Build requirements for VM backing storage

I’m looking at migrating my XCPng cluster from local storage using m2 drives to shared storage using u.2. I currently primarily use TrueNAS for bulk storage and I know that the constraints are going to be different. I’m planning on using NFS but I can go iSCSI or something else if the performance will be better.

I know I need to use mirrors for IOPS but in terms of CPU, do I want more cores or faster cores?

Do I need a SLOG if I’m using u.2 mirrors? Metadata vdev?

How limited will I be with 10G? Will moving to 25G significantly increase my hardware requirements? I assume jumbo frames and separate storage network are a given.

More RAM is always better, but should I be considering L2ARC?

Thanks.

iSCSI

Resource - The path to success for block storage | TrueNAS Community
Resource - Why iSCSI often requires more resources for the same result | TrueNAS Community

If you do iSCSI you likely want to use a SLOG: find something with good endurange and great performance at mixed operation… usually optanes are the most common reccomendation here.

SLOG

Some insights into SLOG/ZIL with ZFS on FreeNAS | TrueNAS Community
SLOG benchmarking and finding the best SLOG | TrueNAS Community

I do not suggest the use of metadata vdevs. Maxing out the RAM before going L2ARC is the suggested approach; do not consider L2ARC at all until you have at least 64GB of RAM.

About the network, it really depends on how many drives are you going to use… basically it boils down to your use case: you will be hardly limited by a 10Gbps network in a homelab, but you might be in an enterprise environment. Fiber over Base-T helps reducing the latency, thus increasing the performance.

Networking

10 Gig Networking Primer | TrueNAS Community
Resource - High Speed Networking Tuning to maximize your 10G, 25G, 40G networks | TrueNAS Community

I’ve been running an E31271v3 with 32G of ram and a bunch of enterprise SATA SSD mirrors. I’m using TN Scale to provide an NFS mount over 10G to the XCP-ng cluster. It works okay but I have sync disabled in order to get decent performance.

I’m in the process of upgrading to 25G for the nodes and 100G for the server. I can pick up an AMD EPYC 7601 relatively cheaply which will give me the PCIe lanes to support a bunch of NVMe drives. I’ll also be able to massively increase the amount of ram available. The 7601 is only PCIe 3 but that will still be a huge increase over the existing SATA pool.

Will this be a worthwhile upgrade or should I make the 7601 a XCP-ng node and look for something different for TN?

This is a tricky question that ultimately only you can answer, but I believe that PCIe 3.0 will be a great performance increase provided you run appropriate drives.

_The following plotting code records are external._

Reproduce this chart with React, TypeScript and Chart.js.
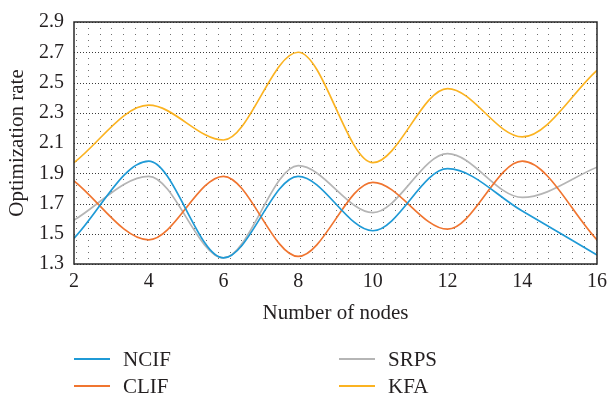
import React, { useEffect, useRef } from 'react';
import { Chart, registerables } from 'chart.js';

Chart.register(...registerables);

const nodes = [2, 4, 6, 8, 10, 12, 14, 16];
const ncif = [1.47, 1.98, 1.34, 1.88, 1.52, 1.93, 1.65, 1.36];
const clif = [1.85, 1.46, 1.88, 1.35, 1.84, 1.53, 1.98, 1.46];
const srps = [1.59, 1.88, 1.34, 1.95, 1.64, 2.03, 1.74, 1.94];
const kfa = [1.97, 2.35, 2.12, 2.7, 1.97, 2.46, 2.14, 2.58];
const yTicks = [1.3, 1.5, 1.7, 1.9, 2.1, 2.3, 2.5, 2.7, 2.9];
const xTicks = [2, 4, 6, 8, 10, 12, 14, 16];

const seriesNames = ['NCIF', 'CLIF', 'SRPS', 'KFA'];
const seriesValues = [ncif, clif, srps, kfa];
const seriesColors = ['#1f9ad6', '#f07530', '#b5b5b5', '#fbb321'];

const FONT = "'Liberation Serif', 'Times New Roman', serif";
const TEXT = '#231f20';

const gridPlugin = {
  id: 'dotGrid',
  beforeDatasetsDraw(chart: any) {
    const { ctx, chartArea, scales } = chart;
    const xs = scales.x;
    const ys = scales.y;
    ctx.save();
    const colStart = 2.0528;
    const colStep = 0.3162;
    const cols: number[] = [];
    for (let v = colStart; v < 16; v += colStep) cols.push(xs.getPixelForValue(v));
    ctx.fillStyle = '#707070';
    for (let k = 1; k < 40; k++) {
      if (k % 5 === 0) continue;
      const yv = 1.3 + k * 0.04;
      const py = Math.round(ys.getPixelForValue(yv));
      for (const px of cols) ctx.fillRect(Math.round(px), py, 1, 1);
    }
    ctx.strokeStyle = '#3a3a3a';
    ctx.lineWidth = 1;
    ctx.setLineDash([1, 2]);
    for (const t of yTicks) {
      const py = Math.round(ys.getPixelForValue(t)) + 0.5;
      ctx.beginPath();
      ctx.moveTo(chartArea.left, py);
      ctx.lineTo(chartArea.right, py);
      ctx.stroke();
    }
    ctx.restore();
  },
  afterDatasetsDraw(chart: any) {
    const { ctx, chartArea } = chart;
    ctx.save();
    ctx.strokeStyle = '#2a2a2a';
    ctx.lineWidth = 1.5;
    ctx.setLineDash([]);
    ctx.strokeRect(chartArea.left, chartArea.top, chartArea.right - chartArea.left, chartArea.bottom - chartArea.top);
    ctx.restore();
  },
};

export default function App() {
  const ref = useRef<HTMLCanvasElement>(null);

  useEffect(() => {
    if (!ref.current) return;
    const chart = new Chart(ref.current, {
      type: 'line',
      data: {
        datasets: seriesNames.map((name, i) => ({
          label: name,
          data: nodes.map((x, j) => ({ x, y: seriesValues[i][j] })),
          borderColor: seriesColors[i],
          backgroundColor: seriesColors[i],
          borderWidth: 1.7,
          pointRadius: 0,
          cubicInterpolationMode: 'monotone' as const,
          fill: false,
        })),
      },
      options: {
        responsive: false,
        animation: false,
        layout: { padding: { left: 0, top: 14, right: 9, bottom: 70 } },
        plugins: { legend: { display: false }, tooltip: { enabled: false } },
        scales: {
          x: {
            type: 'linear',
            min: 2,
            max: 16,
            afterBuildTicks: (s: any) => {
              s.ticks = xTicks.map((v) => ({ value: v }));
            },
            afterFit: (s: any) => {
              s.height = 64;
            },
            grid: { display: false, drawTicks: false },
            border: { display: false },
            ticks: {
              padding: 6,
              color: TEXT,
              font: { family: FONT, size: 20 },
              maxRotation: 0,
              autoSkip: false,
            },
            title: {
              display: true,
              text: 'Number of nodes',
              color: TEXT,
              font: { family: FONT, size: 21 },
              padding: { top: 0, bottom: 2 },
            },
          },
          y: {
            type: 'linear',
            min: 1.3,
            max: 2.9,
            afterBuildTicks: (s: any) => {
              s.ticks = yTicks.map((v) => ({ value: v }));
            },
            afterFit: (s: any) => {
              s.width = 74;
            },
            grid: { display: false, drawTicks: false },
            border: { display: false },
            ticks: {
              padding: 10,
              color: TEXT,
              font: { family: FONT, size: 20 },
              callback: (v: any) => Number(v).toFixed(1),
              autoSkip: false,
            },
            title: {
              display: true,
              text: 'Optimization rate',
              color: TEXT,
              font: { family: FONT, size: 21 },
              padding: { top: 5, bottom: 0 },
            },
          },
        },
      },
      plugins: [gridPlugin],
    });
    return () => chart.destroy();
  }, []);

  const legendPos = [
    { left: 74, top: 359 },
    { left: 74, top: 386 },
    { left: 339, top: 359 },
    { left: 339, top: 386 },
  ];

  return (
    <div style={{ position: 'fixed', left: 0, top: 0, width: 613, height: 398, background: '#fff', overflow: 'hidden' }}>
      <canvas ref={ref} width={613} height={398} style={{ display: 'block', width: 613, height: 398 }} />
      {seriesNames.map((name, i) => (
        <div
          key={name}
          style={{
            position: 'absolute',
            left: legendPos[i].left,
            top: legendPos[i].top - 12,
            height: 24,
            display: 'flex',
            alignItems: 'center',
            fontFamily: FONT,
            fontSize: 21,
            color: TEXT,
            whiteSpace: 'nowrap',
          }}
        >
          <span style={{ display: 'inline-block', width: 36, height: 2, background: seriesColors[i], marginRight: 13 }} />
          <span>{name}</span>
        </div>
      ))}
    </div>
  );
}
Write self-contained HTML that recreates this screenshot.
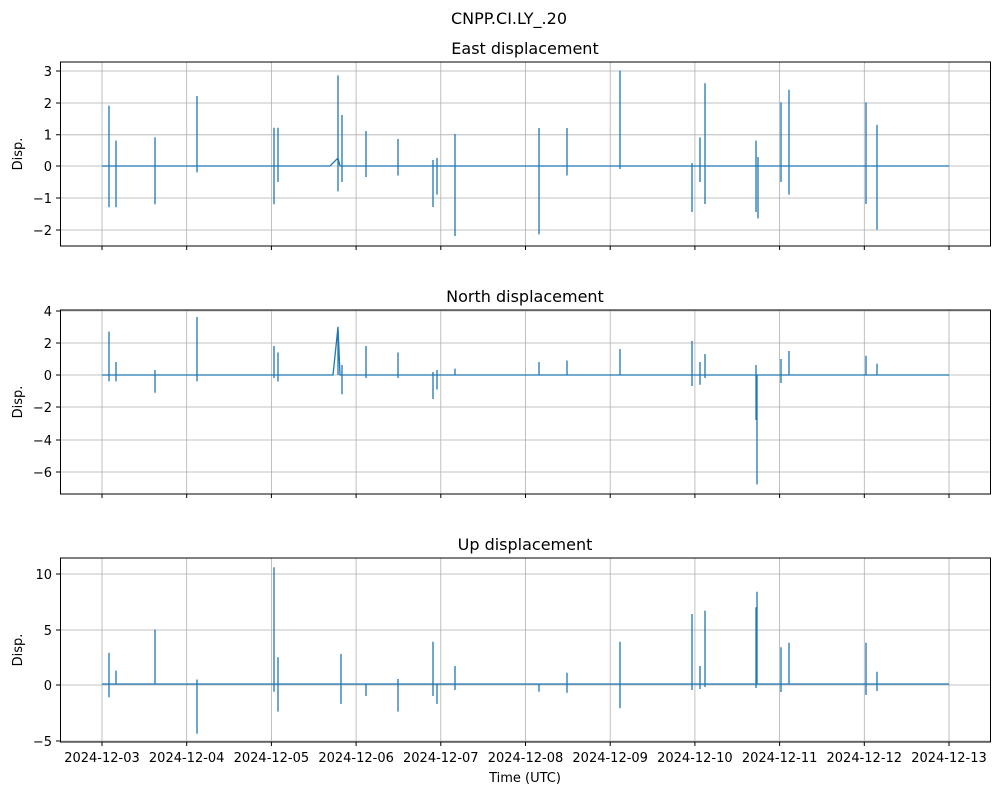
<!DOCTYPE html><html><head><meta charset="utf-8"><style>body{margin:0;background:#fff}svg{display:block}text{font-family:"DejaVu Sans","Liberation Sans",sans-serif;fill:#000}</style></head><body>
<svg width="999" height="795" xmlns="http://www.w3.org/2000/svg">
<defs>
<g id="vg" stroke="#b0b0b0" stroke-width="0.8"><path d="M102 0V184M186.7 0V184M271.4 0V184M356.1 0V184M440.8 0V184M525.5 0V184M610.2 0V184M694.9 0V184M779.6 0V184M864.3 0V184M949 0V184"/></g>
</defs>
<text x="509" y="24" font-size="16" text-anchor="middle">CNPP.CI.LY_.20</text>
<!-- top -->
<text x="525" y="54" font-size="16" text-anchor="middle">East displacement</text>
<use href="#vg" transform="translate(0,62)"/>
<g stroke="#b0b0b0" stroke-width="0.8"><path d="M61 71H991M61 103H991M61 134.8H991M61 166H991M61 198H991M61 230H991"/></g>
<g stroke="#1f77b4" stroke-width="1.3" fill="none"><path d="M102 166H330L338 158L340 166H949M109 166V105.6V207.3M116 166V140.6V207.3M155 166V137.4V204.2M197 166V96V172.4M274 166V127.8V204.2M278 166V127.8V182M338 158V75.4V191.4M342 166V115V182M366 166V131V177M398 166V139V175.5M433 166V160V207M437 166V158V194.6M455 166V134V236M539 166V128V234.4M567 166V128V175.5M620 166V70.6V169M692 166V163V212M700 166V137.4V182M705 166V83.3V204M756 166V140.6V212M758 166V157V218.5M781 166V102.4V182M789 166V89.7V194.6M866 166V102.4V204M877 166V124.7V229.6"/></g>
<rect x="60.5" y="62" width="930" height="184" fill="none" stroke="#000" stroke-width="1"/>
<g stroke="#000"><path d="M56 71H61M56 103H61M56 134.8H61M56 166H61M56 198H61M56 230H61M102 246V250M186.7 246V250M271.4 246V250M356.1 246V250M440.8 246V250M525.5 246V250M610.2 246V250M694.9 246V250M779.6 246V250M864.3 246V250M949 246V250"/></g>
<g font-size="13" text-anchor="end"><text x="52" y="76">3</text><text x="52" y="108">2</text><text x="52" y="139.5">1</text><text x="52" y="171">0</text><text x="52" y="203">−1</text><text x="52" y="235">−2</text></g>
<text transform="translate(22,154) rotate(-90)" font-size="13" text-anchor="middle">Disp.</text>
<!-- middle -->
<text x="525" y="302" font-size="16" text-anchor="middle">North displacement</text>
<use href="#vg" transform="translate(0,310)"/>
<g stroke="#b0b0b0" stroke-width="0.8"><path d="M61 311H991M61 343H991M61 375H991M61 407H991M61 440H991M61 472H991"/></g>
<g stroke="#1f77b4" stroke-width="1.3" fill="none"><path d="M102 375H333L338 327L340 375H949M109 375V331.5V381.4M116 375V362V381.4M155 375V370V392.7M197 375V317V381.4M274 375V346V378M278 375V352.5V381.4M338 375V326.7M342 375V365V394.3M366 375V346V378M398 375V352.5V378M433 375V372V399M437 375V370V389.5M455 375V368.6M539 375V362M567 375V360.5M620 375V349M692 375V341V386M700 375V362V384.7M705 375V354V378M756 375V365V420M757 375V484.5M781 375V359V383M789 375V351M866 375V355.7M877 375V363.7"/></g>
<rect x="60.5" y="310" width="930" height="184" fill="none" stroke="#000" stroke-width="1"/>
<g stroke="#000"><path d="M56 311H61M56 343H61M56 375H61M56 407H61M56 440H61M56 472H61M102 494V498M186.7 494V498M271.4 494V498M356.1 494V498M440.8 494V498M525.5 494V498M610.2 494V498M694.9 494V498M779.6 494V498M864.3 494V498M949 494V498"/></g>
<g font-size="13" text-anchor="end"><text x="52" y="316">4</text><text x="52" y="348">2</text><text x="52" y="380">0</text><text x="52" y="412">−2</text><text x="52" y="445">−4</text><text x="52" y="477">−6</text></g>
<text transform="translate(22,402) rotate(-90)" font-size="13" text-anchor="middle">Disp.</text>
<!-- bottom -->
<text x="525" y="550" font-size="16" text-anchor="middle">Up displacement</text>
<use href="#vg" transform="translate(0,558)"/>
<g stroke="#b0b0b0" stroke-width="0.8"><path d="M61 574H991M61 630H991M61 685H991M61 741H991"/></g>
<g stroke="#1f77b4" stroke-width="1.3" fill="none"><path d="M102 684H949M109 684V652.8V697.2M116 684V670.6M155 684V629.5M197 684V679.5V733.8M274 684V567.3V691.7M278 684V657.3V711.6M341 684V654V703.9M366 684V696M398 684V679V711.6M433 684V641.7V696M437 684V703.9M455 684V666V690M539 684V691.7M567 684V672.8V692.8M620 684V641.7V708.3M692 684V614V690M700 684V666V689M705 684V610.6V687M756 684V607.3V688M757 684V591.8M781 684V647.3V692M789 684V642.8M866 684V642.8V695M877 684V671.7V691"/></g>
<rect x="60.5" y="558" width="930" height="184" fill="none" stroke="#000" stroke-width="1"/>
<g stroke="#000"><path d="M56 574H61M56 630H61M56 685H61M56 741H61M102 742V746M186.7 742V746M271.4 742V746M356.1 742V746M440.8 742V746M525.5 742V746M610.2 742V746M694.9 742V746M779.6 742V746M864.3 742V746M949 742V746"/></g>
<g font-size="13" text-anchor="end"><text x="52" y="579">10</text><text x="52" y="635">5</text><text x="52" y="690">0</text><text x="52" y="746">−5</text></g>
<text transform="translate(22,650) rotate(-90)" font-size="13" text-anchor="middle">Disp.</text>
<g font-size="13" text-anchor="middle"><text x="102" y="762">2024-12-03</text><text x="186.7" y="762">2024-12-04</text><text x="271.4" y="762">2024-12-05</text><text x="356.1" y="762">2024-12-06</text><text x="440.8" y="762">2024-12-07</text><text x="525.5" y="762">2024-12-08</text><text x="610.2" y="762">2024-12-09</text><text x="694.9" y="762">2024-12-10</text><text x="779.6" y="762">2024-12-11</text><text x="864.3" y="762">2024-12-12</text><text x="949" y="762">2024-12-13</text></g>
<text x="525" y="782" font-size="13" text-anchor="middle">Time (UTC)</text>
</svg></body></html>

I agree that PCIe 3 will be a big improvement over SATA. My concern is if the 7601 is the appropriate CPU for serving NFS shares for this. If it’s going to bottleneck me at 25/100G then I’ll want to consider something else. That’s why I’m not putting NVMe in the existing e3 server.

I would say it depends, but giving you an actually useful answer goes beyond my knowledge.